Session Information
19 SES 13, The Development of the Postmodern Professional (Part 2)
Symposium
Contribution
Andy Hargreaves (Hargreaves 2000) identifies four ages of professionalism, the pre professional, the age of autonomy, the collegial and the post professional age or postmodern. The first is one in which students were treated as collective, stratified groups and practices in which traditional repetitive pedagogies dominated and where one learnt from one’s experience of it. The second, the age of autonomy was one where the profession was established and pedagogic theories took hold. Teacher professionality was at its height and government took little interest in the curriculum or assessment procedures. The third age of collegiality followed the development of pedagogy and its support, in England by locally interested teacher groups and Local Authorities who provided a professional career ladder for classroom teachers to become pedagogic and curriculum advisors and local inspectors. At the same time schools began to become more managerial drawing together teachers in each school to develop school policies with teachers being encouraged to work together on developing curriculum and pedagogy. The period from 1990, to the present day, in England and developing across Europe, has been characterised as a drastic loss of autonomy and professional collegiality has been replaced with school managerial team work, in many cases to implement government directed centrally devised and controlled policies, practice and performance. Previous ‘professional’ dispositions such as truthfulness, mutual respect, authenticity, courage and compassion were threatened by the values of the market place (Nixon 2005) which have placed educational institutions in competition with one another and encouraged them to continually improve their market position in published league tables of performance.
However, the post modern professional is now more diverse taking on board some of the characteristics of past ages and incorporating a performative professional role. Firstly, there is a restricted, bureau-professional form of professionalism in which teachers are expected to function as experts in their own classrooms but to "work within bureaucratic frameworks laid down by their local authorities and administered by their head teachers” (Reeves 2005); a managerial form of professionalism in which teachers are constructed as closely supervised, rule following operatives; and a new professionalism based on notions of collaboration, knowledge sharing and problem solving in which teacher professionals see themselves as part of professional leaning communities (PLP). This last type of professional is expected to expand capacity, act innovatively, appreciate being valued, enjoy collective well being, assist aspirations and learn how to learn (Webb and Vulliamy 2009). New managerial Teacher identities have been constructed that focus on institutional change and effectiveness, which contrasts with democratic professional aspirations (Clarke 2004).
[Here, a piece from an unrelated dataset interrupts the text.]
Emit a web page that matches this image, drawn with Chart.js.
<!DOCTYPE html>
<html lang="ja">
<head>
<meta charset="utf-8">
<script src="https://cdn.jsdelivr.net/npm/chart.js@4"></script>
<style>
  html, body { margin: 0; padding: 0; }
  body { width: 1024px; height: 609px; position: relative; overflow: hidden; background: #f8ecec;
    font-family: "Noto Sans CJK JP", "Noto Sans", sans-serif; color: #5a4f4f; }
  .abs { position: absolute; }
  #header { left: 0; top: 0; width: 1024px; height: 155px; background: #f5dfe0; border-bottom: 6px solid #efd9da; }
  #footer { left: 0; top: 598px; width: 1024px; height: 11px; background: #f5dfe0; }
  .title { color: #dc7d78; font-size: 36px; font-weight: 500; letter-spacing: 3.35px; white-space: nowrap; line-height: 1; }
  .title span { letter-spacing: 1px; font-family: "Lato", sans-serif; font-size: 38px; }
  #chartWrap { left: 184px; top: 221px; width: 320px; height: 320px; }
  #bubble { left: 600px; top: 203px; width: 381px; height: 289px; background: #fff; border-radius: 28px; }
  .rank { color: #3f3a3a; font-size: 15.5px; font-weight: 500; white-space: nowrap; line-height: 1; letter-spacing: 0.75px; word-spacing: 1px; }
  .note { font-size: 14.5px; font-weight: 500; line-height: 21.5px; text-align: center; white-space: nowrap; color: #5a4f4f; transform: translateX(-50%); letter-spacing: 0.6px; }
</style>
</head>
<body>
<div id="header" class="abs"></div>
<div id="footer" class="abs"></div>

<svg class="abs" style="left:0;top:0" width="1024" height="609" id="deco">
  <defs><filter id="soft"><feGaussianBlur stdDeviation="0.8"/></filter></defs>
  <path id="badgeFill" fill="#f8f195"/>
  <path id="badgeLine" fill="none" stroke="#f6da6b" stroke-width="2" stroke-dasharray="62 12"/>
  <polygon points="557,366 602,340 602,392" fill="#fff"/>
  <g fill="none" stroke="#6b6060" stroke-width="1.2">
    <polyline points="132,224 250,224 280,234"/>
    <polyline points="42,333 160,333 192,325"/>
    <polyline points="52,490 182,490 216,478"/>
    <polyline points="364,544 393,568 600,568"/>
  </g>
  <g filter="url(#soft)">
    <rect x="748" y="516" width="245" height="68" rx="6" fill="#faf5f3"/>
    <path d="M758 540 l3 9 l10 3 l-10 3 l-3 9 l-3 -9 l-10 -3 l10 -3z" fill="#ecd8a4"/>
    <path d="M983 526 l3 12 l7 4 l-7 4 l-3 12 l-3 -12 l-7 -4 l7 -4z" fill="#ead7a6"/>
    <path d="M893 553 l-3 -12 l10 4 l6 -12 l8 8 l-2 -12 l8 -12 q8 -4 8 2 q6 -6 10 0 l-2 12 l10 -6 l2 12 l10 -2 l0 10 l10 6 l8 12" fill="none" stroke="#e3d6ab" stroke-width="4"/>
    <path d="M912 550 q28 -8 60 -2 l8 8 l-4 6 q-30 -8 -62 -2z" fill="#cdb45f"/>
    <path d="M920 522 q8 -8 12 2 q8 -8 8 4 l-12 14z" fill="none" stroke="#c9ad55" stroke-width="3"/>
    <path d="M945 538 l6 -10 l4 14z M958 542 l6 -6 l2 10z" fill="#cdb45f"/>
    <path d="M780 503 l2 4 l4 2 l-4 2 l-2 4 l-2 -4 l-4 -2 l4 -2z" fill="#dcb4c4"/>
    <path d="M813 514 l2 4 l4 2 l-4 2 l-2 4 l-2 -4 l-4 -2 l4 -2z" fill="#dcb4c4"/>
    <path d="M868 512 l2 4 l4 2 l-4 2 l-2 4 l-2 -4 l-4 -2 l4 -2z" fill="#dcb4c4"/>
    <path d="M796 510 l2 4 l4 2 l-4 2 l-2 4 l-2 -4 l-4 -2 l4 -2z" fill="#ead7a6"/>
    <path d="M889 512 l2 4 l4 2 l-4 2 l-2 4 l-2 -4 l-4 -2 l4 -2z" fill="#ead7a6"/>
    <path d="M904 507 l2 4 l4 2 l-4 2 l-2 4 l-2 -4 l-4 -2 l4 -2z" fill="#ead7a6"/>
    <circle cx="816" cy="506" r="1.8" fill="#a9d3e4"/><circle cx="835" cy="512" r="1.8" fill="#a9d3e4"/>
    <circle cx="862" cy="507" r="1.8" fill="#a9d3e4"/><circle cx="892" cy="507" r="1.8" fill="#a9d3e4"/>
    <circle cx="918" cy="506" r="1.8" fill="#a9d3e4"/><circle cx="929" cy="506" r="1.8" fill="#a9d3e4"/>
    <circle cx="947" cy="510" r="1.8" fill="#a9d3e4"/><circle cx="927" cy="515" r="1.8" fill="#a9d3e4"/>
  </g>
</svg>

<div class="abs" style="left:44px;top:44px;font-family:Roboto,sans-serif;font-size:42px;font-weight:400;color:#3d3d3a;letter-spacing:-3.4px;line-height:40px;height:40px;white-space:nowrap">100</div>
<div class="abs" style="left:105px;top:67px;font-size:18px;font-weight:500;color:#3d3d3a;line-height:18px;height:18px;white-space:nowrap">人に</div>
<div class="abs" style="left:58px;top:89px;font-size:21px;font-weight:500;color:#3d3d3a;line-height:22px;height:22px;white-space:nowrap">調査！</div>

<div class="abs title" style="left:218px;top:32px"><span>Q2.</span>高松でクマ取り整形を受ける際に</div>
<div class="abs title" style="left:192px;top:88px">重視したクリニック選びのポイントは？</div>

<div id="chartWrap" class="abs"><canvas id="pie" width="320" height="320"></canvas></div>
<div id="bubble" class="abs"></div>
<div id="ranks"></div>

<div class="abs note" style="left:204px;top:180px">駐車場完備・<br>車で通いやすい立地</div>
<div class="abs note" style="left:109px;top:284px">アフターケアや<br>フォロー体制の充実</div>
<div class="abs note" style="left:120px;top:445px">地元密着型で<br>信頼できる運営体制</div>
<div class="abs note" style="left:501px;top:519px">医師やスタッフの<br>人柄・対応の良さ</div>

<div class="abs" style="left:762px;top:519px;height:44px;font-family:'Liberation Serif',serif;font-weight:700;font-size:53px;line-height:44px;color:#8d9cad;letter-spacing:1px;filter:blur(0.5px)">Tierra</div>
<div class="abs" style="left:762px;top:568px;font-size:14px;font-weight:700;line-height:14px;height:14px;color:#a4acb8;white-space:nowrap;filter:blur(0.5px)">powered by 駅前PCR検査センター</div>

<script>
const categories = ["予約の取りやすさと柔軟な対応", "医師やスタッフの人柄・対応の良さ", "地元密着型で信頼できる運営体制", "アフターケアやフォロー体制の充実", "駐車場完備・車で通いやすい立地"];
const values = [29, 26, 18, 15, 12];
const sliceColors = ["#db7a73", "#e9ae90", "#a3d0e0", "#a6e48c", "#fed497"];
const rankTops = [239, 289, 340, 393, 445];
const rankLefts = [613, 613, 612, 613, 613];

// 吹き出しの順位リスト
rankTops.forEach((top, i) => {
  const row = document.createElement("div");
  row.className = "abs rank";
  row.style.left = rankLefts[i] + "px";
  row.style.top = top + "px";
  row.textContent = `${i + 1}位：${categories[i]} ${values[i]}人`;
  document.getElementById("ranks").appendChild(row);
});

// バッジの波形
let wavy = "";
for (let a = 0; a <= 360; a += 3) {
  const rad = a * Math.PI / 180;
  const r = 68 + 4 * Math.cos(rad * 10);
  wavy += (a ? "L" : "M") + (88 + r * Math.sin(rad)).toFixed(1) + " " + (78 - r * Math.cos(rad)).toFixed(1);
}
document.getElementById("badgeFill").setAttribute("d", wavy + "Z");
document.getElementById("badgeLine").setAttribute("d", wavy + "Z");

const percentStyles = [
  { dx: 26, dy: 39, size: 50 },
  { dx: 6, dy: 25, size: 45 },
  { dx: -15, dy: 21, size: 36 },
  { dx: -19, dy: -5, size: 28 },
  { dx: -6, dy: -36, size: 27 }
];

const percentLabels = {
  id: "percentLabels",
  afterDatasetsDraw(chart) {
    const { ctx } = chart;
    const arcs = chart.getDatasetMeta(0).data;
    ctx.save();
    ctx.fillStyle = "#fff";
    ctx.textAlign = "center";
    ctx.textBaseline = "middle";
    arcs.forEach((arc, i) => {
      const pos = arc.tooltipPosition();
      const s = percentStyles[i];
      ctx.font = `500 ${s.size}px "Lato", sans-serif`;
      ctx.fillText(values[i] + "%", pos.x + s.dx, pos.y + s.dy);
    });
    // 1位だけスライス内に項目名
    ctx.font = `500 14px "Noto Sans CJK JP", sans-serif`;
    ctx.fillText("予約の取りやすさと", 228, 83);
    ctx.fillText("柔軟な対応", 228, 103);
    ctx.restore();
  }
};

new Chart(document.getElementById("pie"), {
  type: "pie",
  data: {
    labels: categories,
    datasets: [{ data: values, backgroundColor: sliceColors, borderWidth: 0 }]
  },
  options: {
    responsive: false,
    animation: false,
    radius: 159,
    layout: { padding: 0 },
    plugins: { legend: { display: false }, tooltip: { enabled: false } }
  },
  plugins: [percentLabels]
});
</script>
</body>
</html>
However, teachers are not passive in these processes of ethical drift, just as they are not simply inert victims of policy shifts more generally. They are active ethical agents who continually have to negotiate the dilemmas of contemporary educational practice, and who have to reconcile conflicting ethical commitments such as commitments to inter-institutional collegiality and the survival of the particular institution in which they work (Gerwirtz, Cribb et al. 2006).